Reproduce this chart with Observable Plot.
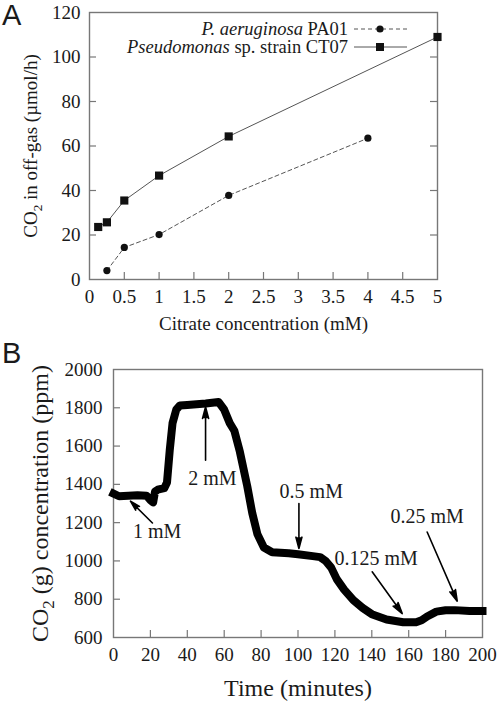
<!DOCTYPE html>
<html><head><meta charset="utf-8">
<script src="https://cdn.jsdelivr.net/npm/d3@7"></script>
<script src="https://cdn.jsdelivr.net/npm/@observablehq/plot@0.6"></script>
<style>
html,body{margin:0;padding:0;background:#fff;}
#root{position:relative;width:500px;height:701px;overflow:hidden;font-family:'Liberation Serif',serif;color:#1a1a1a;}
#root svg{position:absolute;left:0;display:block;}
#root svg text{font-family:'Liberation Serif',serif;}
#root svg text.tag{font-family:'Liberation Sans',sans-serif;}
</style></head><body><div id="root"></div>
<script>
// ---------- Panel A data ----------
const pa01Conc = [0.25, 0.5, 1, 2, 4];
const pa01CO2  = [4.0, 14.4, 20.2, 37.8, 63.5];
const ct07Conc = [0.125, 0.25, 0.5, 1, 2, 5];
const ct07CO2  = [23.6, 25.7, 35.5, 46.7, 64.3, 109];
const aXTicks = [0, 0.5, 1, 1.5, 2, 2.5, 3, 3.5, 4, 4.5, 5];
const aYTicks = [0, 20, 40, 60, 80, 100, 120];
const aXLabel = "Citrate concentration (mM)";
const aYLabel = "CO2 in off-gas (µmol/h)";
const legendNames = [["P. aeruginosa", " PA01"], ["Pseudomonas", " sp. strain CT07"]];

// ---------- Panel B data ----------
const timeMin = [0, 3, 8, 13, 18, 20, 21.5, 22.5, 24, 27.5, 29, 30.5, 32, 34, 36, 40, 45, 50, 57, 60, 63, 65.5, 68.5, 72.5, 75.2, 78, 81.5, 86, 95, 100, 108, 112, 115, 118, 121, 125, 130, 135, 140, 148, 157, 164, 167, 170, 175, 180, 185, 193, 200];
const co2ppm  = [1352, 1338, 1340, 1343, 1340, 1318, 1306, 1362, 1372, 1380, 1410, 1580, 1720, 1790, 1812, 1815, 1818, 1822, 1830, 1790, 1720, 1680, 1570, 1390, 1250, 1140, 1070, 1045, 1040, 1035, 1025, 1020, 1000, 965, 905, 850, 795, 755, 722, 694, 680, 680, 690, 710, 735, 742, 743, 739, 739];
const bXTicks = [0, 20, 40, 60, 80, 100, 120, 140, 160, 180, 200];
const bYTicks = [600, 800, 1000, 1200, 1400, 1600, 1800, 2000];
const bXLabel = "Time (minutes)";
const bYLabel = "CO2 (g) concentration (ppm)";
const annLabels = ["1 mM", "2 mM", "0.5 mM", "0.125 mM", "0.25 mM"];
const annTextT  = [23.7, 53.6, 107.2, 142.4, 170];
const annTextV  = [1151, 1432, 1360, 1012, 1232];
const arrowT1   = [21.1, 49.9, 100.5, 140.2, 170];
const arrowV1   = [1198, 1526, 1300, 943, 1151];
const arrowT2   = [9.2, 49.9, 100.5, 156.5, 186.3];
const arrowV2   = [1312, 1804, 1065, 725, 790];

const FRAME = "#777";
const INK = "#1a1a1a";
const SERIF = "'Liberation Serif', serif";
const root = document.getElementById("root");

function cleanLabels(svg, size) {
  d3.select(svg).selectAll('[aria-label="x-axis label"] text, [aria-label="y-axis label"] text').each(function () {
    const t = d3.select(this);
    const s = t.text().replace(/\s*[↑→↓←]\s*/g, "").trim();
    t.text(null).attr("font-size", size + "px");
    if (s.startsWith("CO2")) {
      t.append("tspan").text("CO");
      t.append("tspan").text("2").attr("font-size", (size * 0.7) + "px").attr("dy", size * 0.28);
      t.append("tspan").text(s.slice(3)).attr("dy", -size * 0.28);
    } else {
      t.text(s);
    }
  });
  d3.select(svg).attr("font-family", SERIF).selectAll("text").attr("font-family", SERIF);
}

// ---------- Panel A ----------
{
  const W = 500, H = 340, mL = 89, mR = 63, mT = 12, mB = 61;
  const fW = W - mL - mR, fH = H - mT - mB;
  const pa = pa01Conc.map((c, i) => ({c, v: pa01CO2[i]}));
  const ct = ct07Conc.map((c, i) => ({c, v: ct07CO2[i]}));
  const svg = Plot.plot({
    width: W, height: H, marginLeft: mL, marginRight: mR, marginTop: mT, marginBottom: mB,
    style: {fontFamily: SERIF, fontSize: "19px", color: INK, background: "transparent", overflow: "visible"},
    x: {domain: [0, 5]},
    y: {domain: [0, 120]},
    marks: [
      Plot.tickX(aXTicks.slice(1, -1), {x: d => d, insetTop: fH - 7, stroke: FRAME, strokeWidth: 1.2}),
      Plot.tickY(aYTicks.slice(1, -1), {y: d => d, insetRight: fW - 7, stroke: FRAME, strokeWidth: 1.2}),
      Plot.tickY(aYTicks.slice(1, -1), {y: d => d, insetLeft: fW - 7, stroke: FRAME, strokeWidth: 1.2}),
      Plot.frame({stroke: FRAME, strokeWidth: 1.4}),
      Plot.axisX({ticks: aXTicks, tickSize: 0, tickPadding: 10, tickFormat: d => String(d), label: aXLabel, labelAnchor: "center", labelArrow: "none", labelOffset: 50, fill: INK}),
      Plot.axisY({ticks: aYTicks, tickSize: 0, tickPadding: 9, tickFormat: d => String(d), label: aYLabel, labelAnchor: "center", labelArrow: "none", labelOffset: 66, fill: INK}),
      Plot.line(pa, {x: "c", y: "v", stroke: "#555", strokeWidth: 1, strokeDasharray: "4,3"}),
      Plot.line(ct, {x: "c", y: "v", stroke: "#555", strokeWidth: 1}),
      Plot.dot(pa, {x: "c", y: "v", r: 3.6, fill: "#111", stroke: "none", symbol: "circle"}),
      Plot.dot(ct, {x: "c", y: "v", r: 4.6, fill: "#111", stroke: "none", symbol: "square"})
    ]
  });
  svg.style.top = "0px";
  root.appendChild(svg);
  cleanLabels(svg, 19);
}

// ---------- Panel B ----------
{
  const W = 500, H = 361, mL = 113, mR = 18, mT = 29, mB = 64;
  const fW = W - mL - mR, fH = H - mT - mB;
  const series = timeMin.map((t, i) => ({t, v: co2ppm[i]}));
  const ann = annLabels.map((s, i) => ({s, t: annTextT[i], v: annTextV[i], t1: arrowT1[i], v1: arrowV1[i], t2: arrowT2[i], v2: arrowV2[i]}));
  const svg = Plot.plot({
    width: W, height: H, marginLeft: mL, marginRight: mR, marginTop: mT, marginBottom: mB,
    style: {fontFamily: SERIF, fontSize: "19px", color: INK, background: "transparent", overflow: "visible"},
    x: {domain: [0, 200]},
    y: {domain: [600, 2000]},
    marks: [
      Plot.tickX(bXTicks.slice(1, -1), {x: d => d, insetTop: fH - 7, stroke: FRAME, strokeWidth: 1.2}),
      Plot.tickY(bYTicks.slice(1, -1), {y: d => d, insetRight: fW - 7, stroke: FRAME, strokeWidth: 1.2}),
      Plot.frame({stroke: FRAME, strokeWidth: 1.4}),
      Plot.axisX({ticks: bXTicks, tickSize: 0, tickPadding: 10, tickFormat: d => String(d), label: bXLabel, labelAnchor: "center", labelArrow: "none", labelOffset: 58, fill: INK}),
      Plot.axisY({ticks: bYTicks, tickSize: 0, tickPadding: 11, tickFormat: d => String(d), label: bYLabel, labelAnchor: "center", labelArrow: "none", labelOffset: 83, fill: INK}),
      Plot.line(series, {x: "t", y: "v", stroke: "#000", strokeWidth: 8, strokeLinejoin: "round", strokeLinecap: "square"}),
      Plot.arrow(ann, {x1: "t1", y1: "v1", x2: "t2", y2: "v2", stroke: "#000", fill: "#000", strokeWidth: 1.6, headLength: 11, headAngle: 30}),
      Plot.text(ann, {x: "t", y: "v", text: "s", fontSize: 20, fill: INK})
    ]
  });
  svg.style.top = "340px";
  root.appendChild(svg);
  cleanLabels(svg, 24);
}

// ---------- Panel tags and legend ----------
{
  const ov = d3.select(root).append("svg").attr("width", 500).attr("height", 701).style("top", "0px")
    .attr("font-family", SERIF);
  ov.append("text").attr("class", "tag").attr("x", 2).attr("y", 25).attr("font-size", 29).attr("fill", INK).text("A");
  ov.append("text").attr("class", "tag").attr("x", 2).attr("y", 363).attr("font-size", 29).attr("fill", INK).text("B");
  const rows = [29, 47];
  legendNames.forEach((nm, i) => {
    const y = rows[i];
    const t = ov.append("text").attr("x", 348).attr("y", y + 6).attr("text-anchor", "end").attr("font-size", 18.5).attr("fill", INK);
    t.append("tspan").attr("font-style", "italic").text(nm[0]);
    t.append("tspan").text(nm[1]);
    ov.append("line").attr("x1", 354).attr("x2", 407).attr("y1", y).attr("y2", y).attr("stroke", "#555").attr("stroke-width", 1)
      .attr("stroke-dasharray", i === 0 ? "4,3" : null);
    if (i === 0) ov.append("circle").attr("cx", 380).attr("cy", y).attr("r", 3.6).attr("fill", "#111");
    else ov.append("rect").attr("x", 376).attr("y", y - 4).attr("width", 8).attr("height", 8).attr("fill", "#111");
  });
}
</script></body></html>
———
-- REQUIREMENTS --
Copy each line of the listing that includes "this".

-- EXERCISE RESPONSE --
Reproduce this chart with Observable Plot.
    const t = d3.select(this);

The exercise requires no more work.